I bet you can ride a bicycle now, am I right?
How many times did you fall off whilst learning? How many plasters got applied to scuffed knees, how many times did you nearly go over the handlebars because you applied the front brake too harshly? How many tears? How many tantrums?
None of these were considered failures. As a child, you instinctively learned lessons each time, made adjustments and got better. You didn’t study data. You didn’t read a blog or a paperback book about learning from failure – you just did it.
Why?
I suppose because you had a clear goal and you had a clear picture in mind to illustrate it to yourself. You could imagine the sense of achievement when your Dad removed the stabilisers and wind in your hair as you raced down the street. You had passion for your objective.
As Project Managers I think that we can learn a lot from our younger more instinctive selves. Plus, we have the data to back up our gut feelings!!!
We’re all encouraged to learn from and try to replicate best practice, but can more be learned from worst practice?
It can. Both yours and that of others.
Never, ever fear failure.
Here are Seven Powerful Lessons You Can Learn When Your IT Project Fails:
‘Failure’ should teach you…
1 – To take responsibility. Don’t shift the blame to someone else if it’s “your bad”. Even if it’s not, it can be really empowering to explore if you played any role in the failure. Above all, it signposts what you can do differently next time. Investigating your role reminds you that your decisions and the actions you take can have a huge influence your organisation’s business mission. You are no small cog, my friend!
2 – To ask great questions. One Project Manager friend meditates on this question after each project – “How will I be different next time and in the future?” The data you get from a failed IT Project is specific, targeted and relevant. It is the most powerful feedback you will ever get. Asking great questions can unlock creative solutions for the future. Sometimes a pair of impartial eyes can ask great questions that hadn’t occurred to you – do you have an IT Project Management partner or someone in the industry that you can trust. Get their view!
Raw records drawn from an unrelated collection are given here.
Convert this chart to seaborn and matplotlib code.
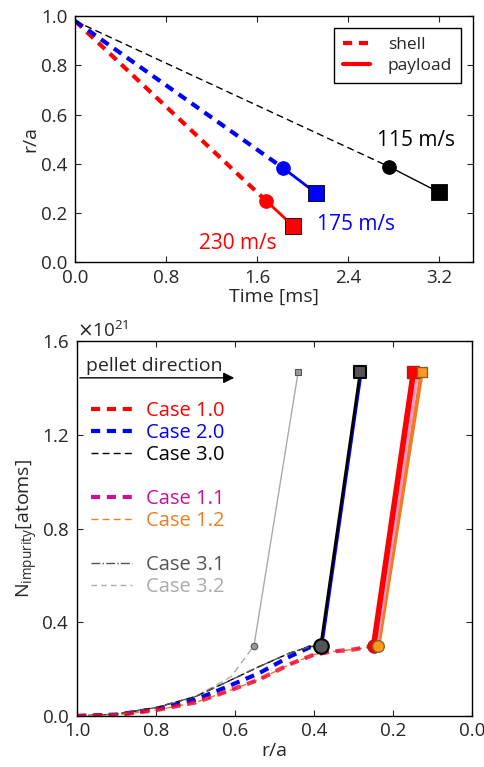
import numpy as np
import matplotlib
matplotlib.use('Agg')
import matplotlib.pyplot as plt
from matplotlib.lines import Line2D
from matplotlib.ticker import ScalarFormatter, FormatStrFormatter
import seaborn as sns

# ---- top panel: pellet trajectories r/a vs time ----
speeds = ['230 m/s', '175 m/s', '115 m/s']
speed_colors = ['#ff0000', '#0000ff', '#000000']
shell_t = [[0.0, 1.68], [0.0, 1.83], [0.0, 2.76]]
shell_r = [[0.98, 0.25], [0.98, 0.383], [0.98, 0.389]]
payload_t = [[1.68, 1.92], [1.83, 2.12], [2.76, 3.20]]
payload_r = [[0.25, 0.147], [0.383, 0.281], [0.389, 0.285]]
speed_label_pos = [(1.43, 0.076), (2.47, 0.154), (3.0, 0.496)]

# ---- bottom panel: deposited impurity vs r/a (units of 1e21 atoms) ----
cases = ['Case 1.0', 'Case 2.0', 'Case 3.0', 'Case 1.1', 'Case 1.2', 'Case 3.1', 'Case 3.2']
case_colors = ['#ff0000', '#0000ff', '#000000', '#cc1199', '#ee7d22', '#555555', '#aaaaaa']

r_shell_1 = [1.0, 0.9, 0.8, 0.7, 0.62, 0.54, 0.46, 0.40, 0.36, 0.30, 0.249]
n_shell_1 = [0.0, 0.004, 0.025, 0.058, 0.105, 0.155, 0.222, 0.262, 0.274, 0.284, 0.30]
r_shell_11 = [1.0, 0.9, 0.8, 0.7, 0.62, 0.54, 0.46, 0.40, 0.36, 0.30, 0.243]
n_shell_11 = [0.0, 0.004, 0.025, 0.058, 0.105, 0.155, 0.222, 0.262, 0.274, 0.284, 0.30]
r_shell_12 = [1.0, 0.9, 0.8, 0.7, 0.62, 0.54, 0.46, 0.40, 0.36, 0.30, 0.237]
n_shell_12 = [0.0, 0.004, 0.025, 0.058, 0.105, 0.155, 0.222, 0.262, 0.274, 0.284, 0.30]
r_shell_2 = [1.0, 0.9, 0.8, 0.7, 0.62, 0.54, 0.46, 0.41, 0.383]
n_shell_2 = [0.0, 0.006, 0.03, 0.07, 0.125, 0.182, 0.255, 0.294, 0.30]
r_shell_3 = [1.0, 0.9, 0.8, 0.7, 0.62, 0.54, 0.46, 0.41, 0.383]
n_shell_3 = [0.0, 0.008, 0.036, 0.083, 0.146, 0.21, 0.27, 0.296, 0.30]
r_shell_32 = [1.0, 0.9, 0.8, 0.7, 0.61, 0.552]
n_shell_32 = [0.0, 0.008, 0.036, 0.083, 0.168, 0.30]

r_pay_1 = [0.249, 0.148]
r_pay_11 = [0.243, 0.138]
r_pay_12 = [0.237, 0.127]
r_pay_2 = [0.380, 0.280]
r_pay_3 = [0.383, 0.283]
r_pay_32 = [0.552, 0.44]
n_pay = [0.30, 1.47]

sns.set_style('ticks')
plt.rcParams['font.family'] = ['Open Sans', 'DejaVu Sans']
plt.rcParams['mathtext.fontset'] = 'dejavusans'
plt.rcParams['xtick.direction'] = 'in'
plt.rcParams['ytick.direction'] = 'in'
plt.rcParams['xtick.top'] = True
plt.rcParams['ytick.right'] = True
plt.rcParams['axes.edgecolor'] = 'black'
plt.rcParams['axes.linewidth'] = 1.0
plt.rcParams['xtick.major.size'] = 4
plt.rcParams['ytick.major.size'] = 4

fig = plt.figure(figsize=(4.85, 7.67), dpi=100)
ax1 = fig.add_axes([0.155, 0.658, 0.82, 0.321])
ax2 = fig.add_axes([0.159, 0.0665, 0.814, 0.4885])

shell_dash = (0, (2.2, 1.6))
thin_dash = (0, (5, 3))
shell_lw = [3, 3, 1]
for i in range(3):
    sns.lineplot(x=shell_t[i], y=shell_r[i], ax=ax1, color=speed_colors[i],
                 lw=shell_lw[i], linestyle=shell_dash if shell_lw[i] > 1 else thin_dash,
                 estimator=None, sort=False)
    sns.lineplot(x=payload_t[i], y=payload_r[i], ax=ax1, color=speed_colors[i],
                 lw=2 if i < 2 else 1, estimator=None, sort=False)
    sns.scatterplot(x=[payload_t[i][0]], y=[payload_r[i][0]], ax=ax1, color=speed_colors[i],
                    marker='o', s=95, edgecolor=speed_colors[i], zorder=5)
    sns.scatterplot(x=[payload_t[i][1]], y=[payload_r[i][1]], ax=ax1, color=speed_colors[i],
                    marker='s', s=140, edgecolor='black', linewidth=0.6, zorder=5)
    ax1.text(speed_label_pos[i][0], speed_label_pos[i][1], speeds[i], color=speed_colors[i],
             fontsize=15, ha='center', va='center')

ax1.set_xlim(0, 3.5)
ax1.set_ylim(0, 1.0)
ax1.set_xticks([0.0, 0.8, 1.6, 2.4, 3.2])
ax1.set_yticks([0.0, 0.2, 0.4, 0.6, 0.8, 1.0])
ax1.xaxis.set_major_formatter(FormatStrFormatter('%.1f'))
ax1.yaxis.set_major_formatter(FormatStrFormatter('%.1f'))
ax1.tick_params(labelsize=13.5)
ax1.tick_params(axis='x', pad=4.5)
ax1.tick_params(axis='y', pad=5.5)
ax1.set_xlabel('Time [ms]', fontsize=14, labelpad=1)
ax1.set_ylabel('r/a', fontsize=14, labelpad=1)
top_handles = [Line2D([], [], color='red', lw=3, linestyle=shell_dash),
               Line2D([], [], color='red', lw=3)]
leg1 = ax1.legend(top_handles, ['shell', 'payload'], loc='upper right', fontsize=12.5,
                  fancybox=False, edgecolor='black', framealpha=1, handlelength=1.6,
                  borderaxespad=0.7, labelspacing=0.3, handletextpad=1.0,
                  borderpad=0.5)
leg1.get_frame().set_linewidth(1.0)

# bottom panel
E = 1e21
sns.lineplot(x=r_shell_32, y=np.array(n_shell_32) * E, ax=ax2, color=case_colors[6], lw=1,
             linestyle=thin_dash, estimator=None, sort=False)
sns.lineplot(x=r_pay_32, y=np.array(n_pay) * E, ax=ax2, color=case_colors[6], lw=1,
             estimator=None, sort=False)
sns.lineplot(x=r_shell_2, y=np.array(n_shell_2) * E, ax=ax2, color=case_colors[1], lw=3,
             linestyle=shell_dash, estimator=None, sort=False)
sns.lineplot(x=r_shell_3, y=np.array(n_shell_3) * E, ax=ax2, color=case_colors[2], lw=1,
             linestyle=thin_dash, estimator=None, sort=False)
sns.lineplot(x=r_shell_3, y=np.array(n_shell_3) * E, ax=ax2, color=case_colors[5], lw=1,
             linestyle='-.', estimator=None, sort=False)
sns.lineplot(x=r_shell_12, y=np.array(n_shell_12) * E, ax=ax2, color=case_colors[4], lw=1,
             linestyle=thin_dash, estimator=None, sort=False)
sns.lineplot(x=r_shell_1, y=np.array(n_shell_1) * E, ax=ax2, color=case_colors[0], lw=3,
             linestyle=shell_dash, alpha=0.75, estimator=None, sort=False)
sns.lineplot(x=r_shell_11, y=np.array(n_shell_11) * E, ax=ax2, color=case_colors[3], lw=3,
             linestyle=shell_dash, alpha=0.25, estimator=None, sort=False)

sns.lineplot(x=r_pay_2, y=np.array(n_pay) * E, ax=ax2, color=case_colors[1], lw=2,
             estimator=None, sort=False)
sns.lineplot(x=r_pay_3, y=np.array(n_pay) * E, ax=ax2, color=case_colors[2], lw=2,
             estimator=None, sort=False)
sns.lineplot(x=r_pay_12, y=np.array(n_pay) * E, ax=ax2, color=case_colors[4], lw=3,
             estimator=None, sort=False)
sns.lineplot(x=r_pay_11, y=np.array(n_pay) * E, ax=ax2, color='#ff99cc', lw=3,
             estimator=None, sort=False)
sns.lineplot(x=r_pay_1, y=np.array(n_pay) * E, ax=ax2, color=case_colors[0], lw=4,
             estimator=None, sort=False)

sns.scatterplot(x=[r_pay_32[0]], y=[n_pay[0] * E], ax=ax2, marker='o', s=22,
                color='#999999', edgecolor='#555555', linewidth=0.8, zorder=5)
sns.scatterplot(x=[r_pay_32[1]], y=[n_pay[1] * E], ax=ax2, marker='s', s=22,
                color='#999999', edgecolor='#555555', linewidth=0.8, zorder=5)
sns.scatterplot(x=[r_pay_3[0]], y=[n_pay[0] * E], ax=ax2, marker='o', s=110,
                color='#555555', edgecolor='black', linewidth=1.5, zorder=5)
sns.scatterplot(x=[r_pay_3[1]], y=[n_pay[1] * E], ax=ax2, marker='s', s=75,
                color='#555555', edgecolor='black', linewidth=1.5, zorder=5)
sns.scatterplot(x=[r_pay_1[0]], y=[n_pay[0] * E], ax=ax2, marker='o', s=90,
                color='#ff0000', edgecolor='#aa2222', linewidth=1, zorder=5)
sns.scatterplot(x=[r_pay_1[1]], y=[n_pay[1] * E], ax=ax2, marker='s', s=70,
                color='#ff0000', edgecolor='#aa2222', linewidth=1, zorder=5)
sns.scatterplot(x=[r_pay_12[0]], y=[n_pay[0] * E], ax=ax2, marker='o', s=70,
                color='#ff9922', edgecolor='#886622', linewidth=1, zorder=6)
sns.scatterplot(x=[r_pay_12[1]], y=[n_pay[1] * E], ax=ax2, marker='s', s=60,
                color='#ff9922', edgecolor='#886622', linewidth=1, zorder=6)

ax2.set_xlim(1.0, 0.0)
ax2.set_ylim(0, 1.6e21)
ax2.set_xticks([1.0, 0.8, 0.6, 0.4, 0.2, 0.0])
ax2.set_yticks([0, 0.4e21, 0.8e21, 1.2e21, 1.6e21])
ax2.xaxis.set_major_formatter(FormatStrFormatter('%.1f'))
fmt = ScalarFormatter(useMathText=True)
fmt.set_powerlimits((0, 0))
ax2.yaxis.set_major_formatter(fmt)
ax2.yaxis.get_offset_text().set_fontsize(13.5)
ax2.tick_params(labelsize=13.5)
ax2.tick_params(axis='x', pad=4.5)
ax2.tick_params(axis='y', pad=5.5)
ax2.set_xlabel('r/a', fontsize=14, labelpad=1)
ax2.set_ylabel(r'N$_{\mathregular{impurity}}$[atoms]', fontsize=14, labelpad=1)

ax2.annotate('', xy=(0.595, 1.444e21), xytext=(1.0, 1.444e21),
             arrowprops=dict(arrowstyle='-|>', color='black', lw=1, mutation_scale=16))
ax2.text(0.977, 1.455e21, 'pellet direction', fontsize=14, ha='left', va='bottom')

blank = Line2D([], [], color='none')
bottom_handles = [
    Line2D([], [], color=case_colors[0], lw=3, linestyle=shell_dash),
    Line2D([], [], color=case_colors[1], lw=3, linestyle=shell_dash),
    Line2D([], [], color=case_colors[2], lw=1, linestyle=thin_dash),
    blank,
    Line2D([], [], color=case_colors[3], lw=3, linestyle=shell_dash),
    Line2D([], [], color=case_colors[4], lw=1, linestyle=thin_dash),
    blank,
    Line2D([], [], color=case_colors[5], lw=1, linestyle='-.'),
    Line2D([], [], color=case_colors[6], lw=1, linestyle=(0, (4, 3))),
]
bottom_labels = [cases[0], cases[1], cases[2], '', cases[3], cases[4], '', cases[5], cases[6]]
leg2 = ax2.legend(bottom_handles, bottom_labels, loc='upper left', bbox_to_anchor=(-0.01, 0.89),
                  frameon=False, fontsize=14.5, handlelength=2.0, labelspacing=0.1,
                  handletextpad=0.7)
for txt, h in zip(leg2.get_texts(), bottom_handles):
    txt.set_color(h.get_color() if h is not blank else 'none')

fig.savefig('out.png', dpi=100)
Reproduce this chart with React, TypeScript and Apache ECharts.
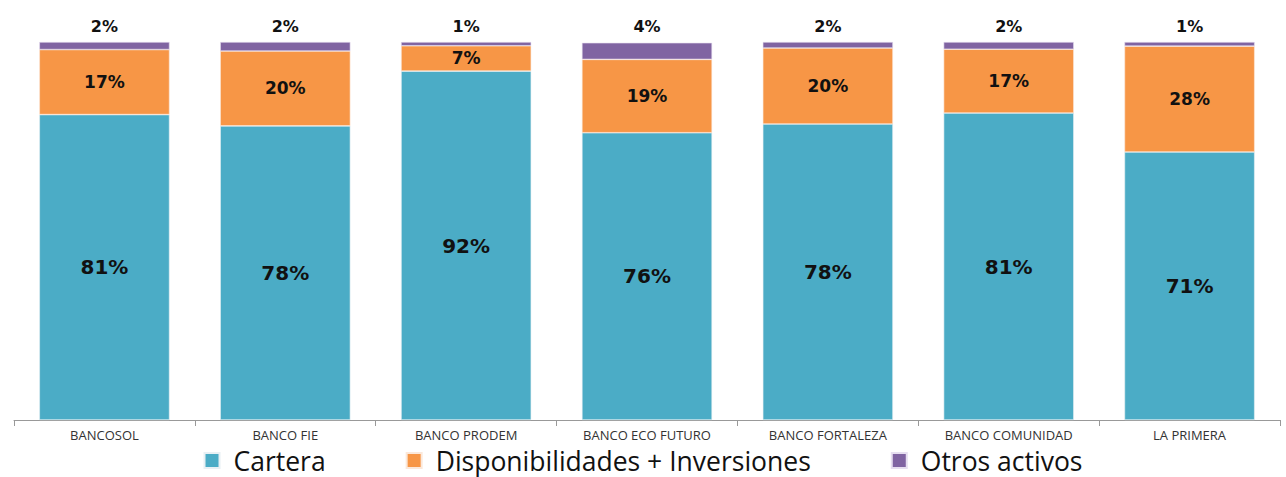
import React, { useEffect, useRef } from "react";
import * as echarts from "echarts";

const categories = ["BANCOSOL", "BANCO FIE", "BANCO PRODEM", "BANCO ECO FUTURO", "BANCO FORTALEZA", "BANCO COMUNIDAD", "LA PRIMERA"];
const cartera = [80.8, 77.8, 92.3, 76.0, 78.3, 81.2, 70.9];
const disponibilidades = [17.2, 19.8, 6.7, 19.4, 20.1, 16.9, 28.0];
const otros = [2.0, 2.4, 1.0, 4.4, 1.6, 1.9, 1.1];
const seriesNames = ["Cartera", "Disponibilidades + Inversiones", "Otros activos"];

export default function App() {
  const ref = useRef<HTMLDivElement>(null);
  useEffect(() => {
    document.body.style.margin = "0";
    if (!ref.current) return;
    const chart = echarts.init(ref.current, null, { renderer: "svg" });
    const fmt = (p: any) => Math.round(p.value) + "%";
    const labelBase = {
      show: true,
      formatter: fmt,
      color: "#111",
      fontFamily: "DejaVu Sans",
      fontWeight: "bold" as const,
    };
    chart.setOption({
      animation: false,
      grid: { left: 14, right: 6, top: 42, bottom: 57, containLabel: false },
      legend: {
        bottom: 3,
        left: "center",
        padding: 0,
        itemWidth: 15,
        itemHeight: 15,
        itemGap: 80,
        icon: "rect",
        textStyle: { fontSize: 26.5, lineHeight: 27, color: "#111", fontFamily: "Open Sans", padding: [0, 0, 0, 9] },
        data: seriesNames,
      },
      xAxis: {
        type: "category",
        data: categories,
        axisLine: { lineStyle: { color: "#999", width: 1 } },
        axisTick: { show: true, length: 6, lineStyle: { color: "#999" } },
        axisLabel: { fontSize: 13, lineHeight: 13, color: "#333", fontFamily: "Open Sans", margin: 8, interval: 0 },
      },
      yAxis: { type: "value", min: 0, max: 100, show: false, splitLine: { show: false } },
      series: [
        {
          name: seriesNames[0],
          type: "bar",
          stack: "total",
          data: cartera,
          barWidth: "72%",
          itemStyle: { color: "#4BACC6", borderColor: "#E8F0F4", borderWidth: 0.6 },
          label: { ...labelBase, position: "inside", fontSize: 20 },
        },
        {
          name: seriesNames[1],
          type: "bar",
          stack: "total",
          data: disponibilidades,
          itemStyle: { color: "#F79646", borderColor: "#FBE8DA", borderWidth: 0.6 },
          label: { ...labelBase, position: "inside", fontSize: 17 },
        },
        {
          name: seriesNames[2],
          type: "bar",
          stack: "total",
          data: otros,
          itemStyle: { color: "#8064A2", borderColor: "#E6DEF0", borderWidth: 0.6 },
          label: { ...labelBase, position: "top", fontSize: 16, distance: 8 },
        },
      ],
    });
    return () => chart.dispose();
  }, []);
  return <div ref={ref} style={{ width: 1286, height: 477 }} />;
}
3 – To strengthen your weakest links. When all is going well it is harder to assess whether all your team members are pulling their weight or your strategies and methodologies are really working for you. Often, such powerful insight is only gathered when something goes wrong. Advancements in safety within the aviation industry, for instance, have come from forensic, detailed analysis of the data from black boxes. Having a metaphorical black box on each of your IT projects may be a powerful way of avoiding repeating the same fails in the future. IT Project Management gap analysis can be really useful for identifying and bolstering weak spots that may be invisible to you.
4 – To align yourself with your business case. Really assess those end goals. Remember how focused ‘young you’ was on that bike? Get like that again with the end goals of your projects. Maximise success measured against added business value by aligning your projects goals with those of your company or organisation. Are you as passionate about this new software deployment as you were about losing those stabilisers?
5 – To be realistic with your objectives. I worked with a team recently to assess why their latest project had failed – it was delivered late and unusually for them a fraction over-budget. They were a great team of IT Project professionals, with vast experience, no slackers and a track record of success that added business value – so what had gone wrong? To be honest, an IT team of Marvel comic super heroes would not have met the objectives set – they were unachievable. They weren’t set by the team but by a ‘committee’ of department heads based on their paradigms. Remember, if what they’re asking from you is impossible you can say ‘no’.
6 – To build a learning culture. One project leader has this framed on her desk – “The faster we fail, the faster we’ll succeed” – you’ve probably seen similar. The point is that the quicker you learn from mistakes, setbacks and failures the quicker you can get back on track. When your culture is geared towards assessing and learning from “what happened” rather than, for example, “who did what” you nurture instincts that improve projects during their life cycle – as opposed to either retrospectively learning lessons that you can apply to future ones or even worse never learning at all.
7 – To retain a sense of humour. Don’t forget rubber, Vaseline, microwave ovens, cornflakes, saccharin and Viagra were all invented because someone failed whilst creating something else. Viagra was originally meant to treat angina but the unpredicted side effects caught the imagination more – now scientists at the University of Manchester have discovered that those little blue pills may have a new side effect – they might reduce the risk of heart attacks and failure. Who knew?! Keep trying and you get there in the end! Those sticky Post-It notes stuck to the side of your monitor are only there because someone invented a glue that wasn’t sticky enough – you are in good company.
So when your project goes off piste, smile, (ok – maybe not in front of the finance director who’s hopping mad at the budget you blew) ‘dust yourself off’, and learn every lesson that you can… then get back on your bike and pedal your way to success.